OpenStax College Physics for AP® Courses, Chapter 19, Problem 42 (Test Prep for AP® Courses)

This is College Physics Answers with Shaun Dychko. A parallel plate capacitor with a side length of 1.00 meter— the plates are square by the way— these are separated by 1.00 millimeter, which is 1.00 times 10 to the minus 3 meters and each plate has a charge of 30.0 microcoulombs, which is 30.0 times 10 to the minus 6 coulombs, the question is how much energy is stored in this capacitor? So energy is going to be the charge squared divided by 2 times the capacitance and we have a formula for the capacitance in terms of the area of each plate and their separation d. This formula requires multiplying area divided by separation by the permittivity of the material between the plates and since we are told nothing about any material between the plates, we'll have to assume that it is air, which essentially has a permittivity of free space close enough that we can just use this ε naught for our permittivity. The area of each plate is the side length squared.
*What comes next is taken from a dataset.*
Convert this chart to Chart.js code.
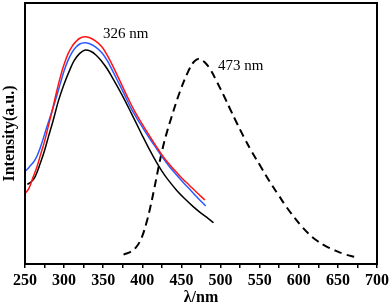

So we take this formula here, substitute for C so we are dividing by this fraction and instead of dividing a fraction by this fraction, I am going to multiply by the reciprocal of this fraction so I am going to multiply by d over ε naughtl squared. So the energy stored then is the charge squared times the separation between plates divided by 2 times permittivity of free space times the side length of each plate squared and that is 5.08 times 10 to the minus 2 joules.